** start of SUPPLIED INFORMATION **

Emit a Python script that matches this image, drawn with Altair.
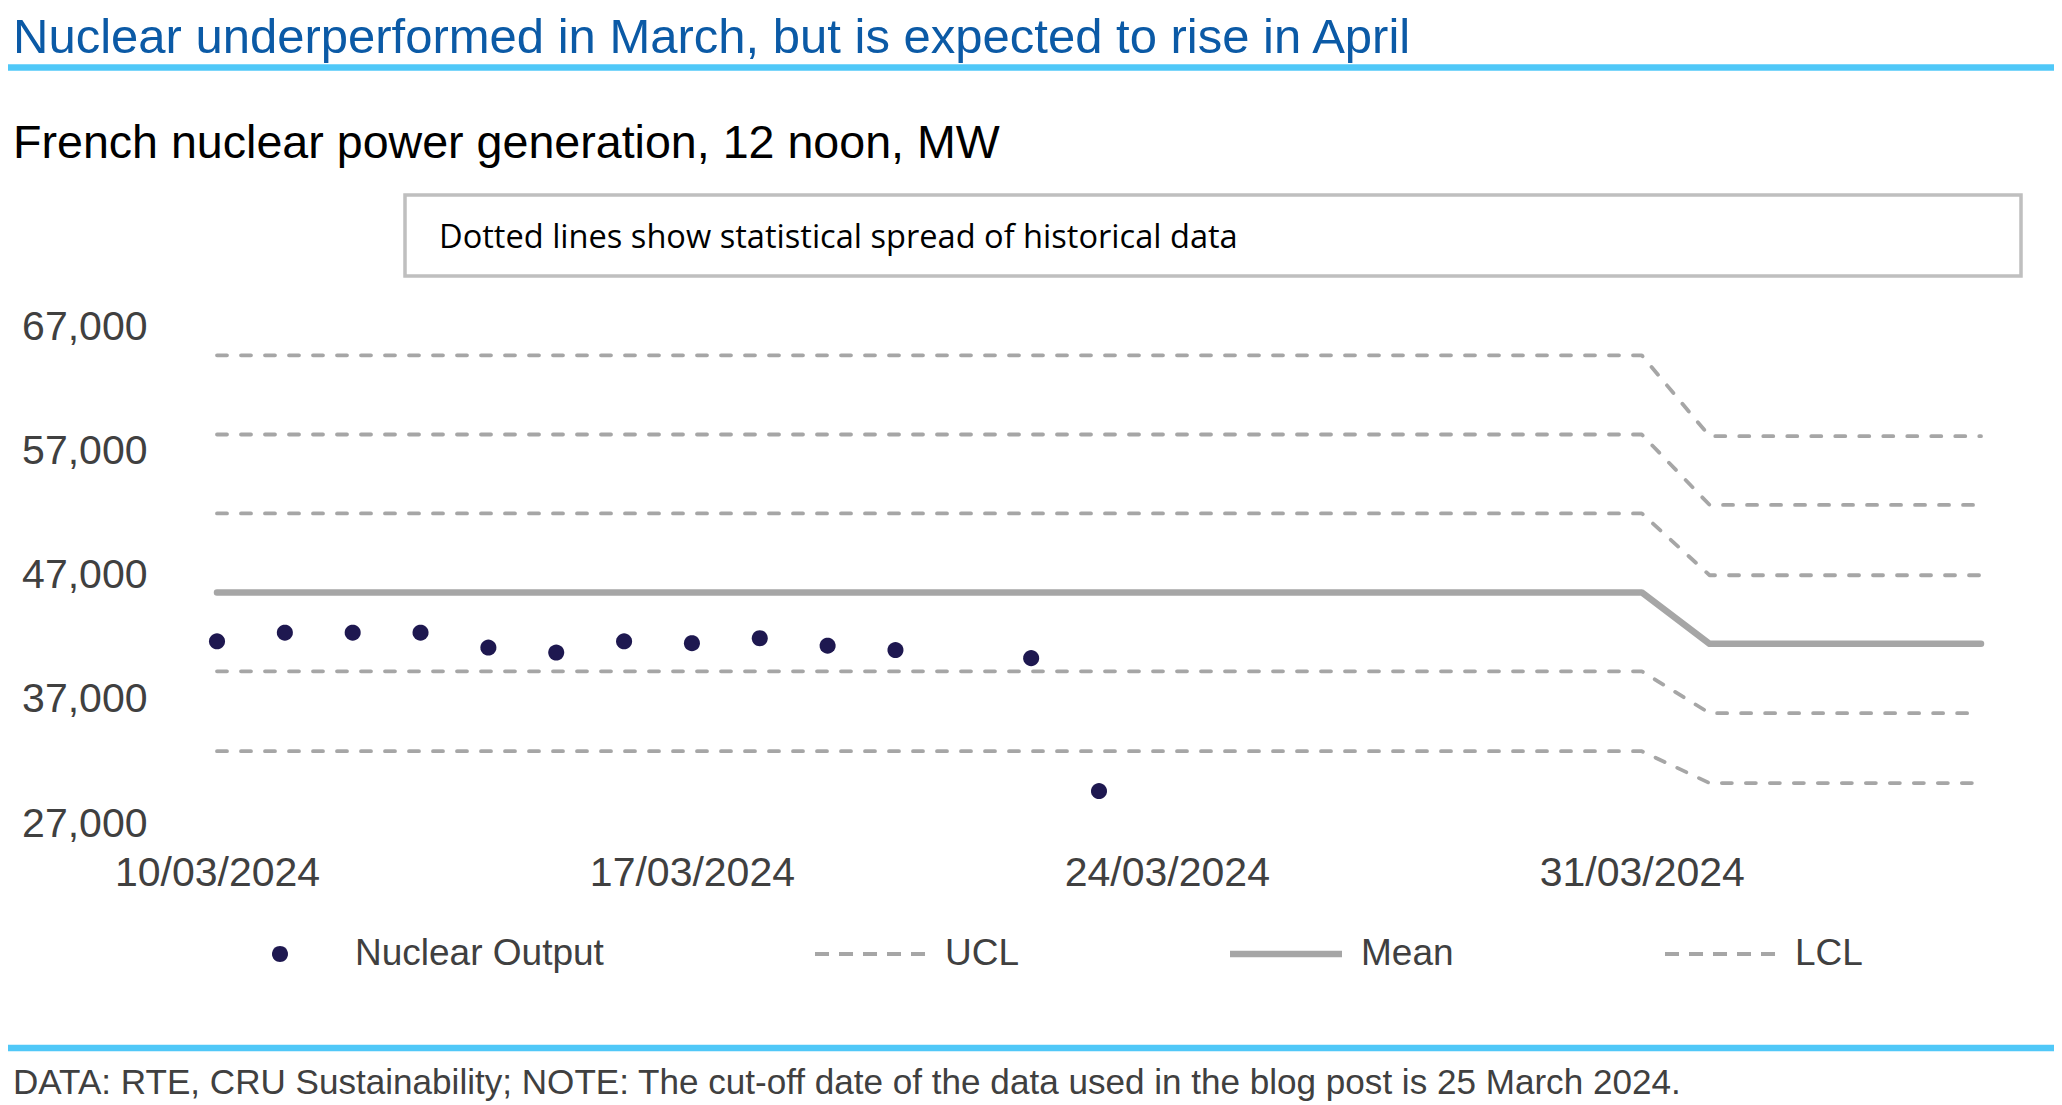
import math
import altair as alt
import pandas as pd

# ---------------- text ----------------
title_text = "Nuclear underperformed in March, but is expected to rise in April"
subtitle_text = "French nuclear power generation, 12 noon, MW"
note_text = "Dotted lines show statistical spread of historical data"
footer_text = ("DATA: RTE, CRU Sustainability; NOTE: The cut-off date of the data "
               "used in the blog post is 25 March 2024.")

# ---------------- data ----------------
point_dates = ["2024-03-10", "2024-03-11", "2024-03-12", "2024-03-13", "2024-03-14",
               "2024-03-15", "2024-03-16", "2024-03-17", "2024-03-18", "2024-03-19",
               "2024-03-20", "2024-03-22", "2024-03-23"]
point_values = [41700, 42400, 42400, 42400, 41200, 40800, 41700, 41550, 41950,
                41350, 41000, 40350, 29650]

limit_dates = ["2024-03-10", "2024-03-31", "2024-04-01", "2024-04-05"]
mean_before = 45640
mean_after = 41500
band_names = ["UCL 3", "UCL 2", "UCL 1", "LCL 1", "LCL 2"]
band_before = [64720, 58350, 52000, 39290, 32860]
band_after = [58210, 52680, 47020, 35920, 30290]

series_names = ["Nuclear Output", "UCL", "Mean", "LCL"]
series_colors = ["#1E1850", "#A6A6A6", "#A6A6A6", "#A6A6A6"]

y_ticks = [27000, 37000, 47000, 57000, 67000]
x_ticks = ["2024-03-10", "2024-03-17", "2024-03-24", "2024-03-31"]
x_domain = ["2024-03-10", "2024-04-05"]


def ms(d):
    return int(pd.Timestamp(d, tz="UTC").value // 10**6)


# ---------------- tables ----------------
points_df = pd.DataFrame({
    "date": [ms(d) for d in point_dates],
    "value": point_values,
    "series": ["Nuclear Output"] * len(point_values),
})

band_rows = []
for name, b, a in zip(band_names, band_before, band_after):
    for d, v in zip(limit_dates, [b, b, a, a]):
        band_rows.append({"date": ms(d), "value": v, "line": name})
bands_df = pd.DataFrame(band_rows)

mean_df = pd.DataFrame({
    "date": [ms(d) for d in limit_dates],
    "value": [mean_before, mean_before, mean_after, mean_after],
})

# ---------------- legend symbol paths (unit square, scaled by symbol size) ----------------
r = 0.143
circle_path = "M" + " L".join(
    f"{r * math.cos(2 * math.pi * i / 32):.4f},{r * math.sin(2 * math.pi * i / 32):.4f}"
    for i in range(32)) + " Z"
h = 0.036
dash_parts = []
start = -0.982
for i in range(5):
    x0 = start + i * (0.25 + 0.1786)
    x1 = x0 + 0.25
    dash_parts.append(f"M{x0:.4f},{-h} L{x1:.4f},{-h} L{x1:.4f},{h} L{x0:.4f},{h} Z")
dash_path = " ".join(dash_parts)
hm = 0.06
solid_path = f"M-1,{-hm} L1,{-hm} L1,{hm} L-1,{hm} Z"
series_shapes = [circle_path, dash_path, solid_path, dash_path]

# ---------------- layout ----------------
PLOT_W = 1764
PLOT_H = 497
PAD = {"left": 209, "top": 319, "right": 73, "bottom": 277}
BLUE = "#50C8F8"
FONT = "Liberation Sans"

x_enc = alt.X(
    "date:T",
    scale=alt.Scale(type="utc", domain=[ms(d) for d in x_domain], nice=False),
    axis=alt.Axis(values=[ms(d) for d in x_ticks], format="%d/%m/%Y", title=None,
                  domain=False, ticks=False, grid=False, labelFont=FONT,
                  labelFontSize=41, labelColor="#404040", labelPadding=61,
                  labelBaseline="alphabetic", labelFlush=False, labelOverlap=False,
                  labelLimit=500),
)
y_enc = alt.Y(
    "value:Q",
    scale=alt.Scale(domain=[27000, 67000], nice=False, zero=False),
    axis=alt.Axis(values=y_ticks, format=",.0f", title=None, domain=False,
                  ticks=False, grid=False, labelFont=FONT, labelFontSize=41,
                  labelColor="#404040", labelPadding=70, labelLimit=500),
)

legend = alt.Legend(
    title=None, orient="none", legendX=7, legendY=571, direction="horizontal",
    columnPadding=210, labelOffset=19, labelFont=FONT, labelFontSize=37,
    labelColor="#404040", labelLimit=500, symbolSize=12544, symbolStrokeWidth=0,
    padding=0,
)

bands = alt.Chart(bands_df).mark_line(
    color="#A6A6A6", strokeWidth=3.8, strokeDash=[10, 14], strokeCap="round",
    strokeJoin="round",
).encode(x=x_enc, y=y_enc, detail="line:N")

mean = alt.Chart(mean_df).mark_line(
    color="#A6A6A6", strokeWidth=6.5, strokeCap="round", strokeJoin="round",
).encode(x=x_enc, y=y_enc)

points = alt.Chart(points_df).mark_point(filled=True, size=12544, opacity=1).encode(
    x=x_enc, y=y_enc,
    color=alt.Color("series:N", scale=alt.Scale(domain=series_names, range=series_colors),
                    legend=legend),
    shape=alt.Shape("series:N", scale=alt.Scale(domain=series_names, range=series_shapes),
                    legend=legend),
)

one = pd.DataFrame({"t": [0]})


def text_layer(txt, x, y, size, color, font=FONT):
    return alt.Chart(pd.DataFrame({"t": [txt]})).mark_text(
        align="left", baseline="alphabetic", font=font, fontSize=size, color=color,
        limit=3000,
    ).encode(text="t:N", x=alt.value(x), y=alt.value(y))


title = text_layer(title_text, -204, -274.5, 49, "#0B5AA6")
subtitle = text_layer(subtitle_text, -204, -169, 46.6, "#000000")
note = text_layer(note_text, 222, -79, 32.6, "#000000", font="Open Sans")
footer = text_layer(footer_text, -204, 767, 35.1, "#404040")

top_rule = alt.Chart(one).mark_rule(color=BLUE, strokeWidth=6.5).encode(
    x=alt.value(-209), x2=alt.value(PLOT_W + 80), y=alt.value(-259.5))
bottom_rule = alt.Chart(one).mark_rule(color=BLUE, strokeWidth=6.5).encode(
    x=alt.value(-209), x2=alt.value(PLOT_W + 80), y=alt.value(721))
box = alt.Chart(one).mark_rect(fill="white", stroke="#BFBFBF", strokeWidth=3.5).encode(
    x=alt.value(188), x2=alt.value(1804), y=alt.value(-132), y2=alt.value(-51))

chart = alt.layer(
    top_rule, bottom_rule, box, title, subtitle, note, footer, bands, mean, points,
).properties(
    width=PLOT_W, height=PLOT_H, padding=PAD, background="white",
    autosize=alt.AutoSizeParams(type="none"),
).configure_view(strokeWidth=0, stroke=None)

chart.save("out.html", embed_options={"renderer": "svg", "actions": False})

** end of SUPPLIED INFORMATION **

With all pictures left out, please transcribe exactly the lines from the start of the material through the line with "in the blog".

* TASK OUTPUT *
Emit a Python script that matches this image, drawn with Altair.
import math
import altair as alt
import pandas as pd

# ---------------- text ----------------
title_text = "Nuclear underperformed in March, but is expected to rise in April"
subtitle_text = "French nuclear power generation, 12 noon, MW"
note_text = "Dotted lines show statistical spread of historical data"
footer_text = ("DATA: RTE, CRU Sustainability; NOTE: The cut-off date of the data "
               "used in the blog post is 25 March 2024.")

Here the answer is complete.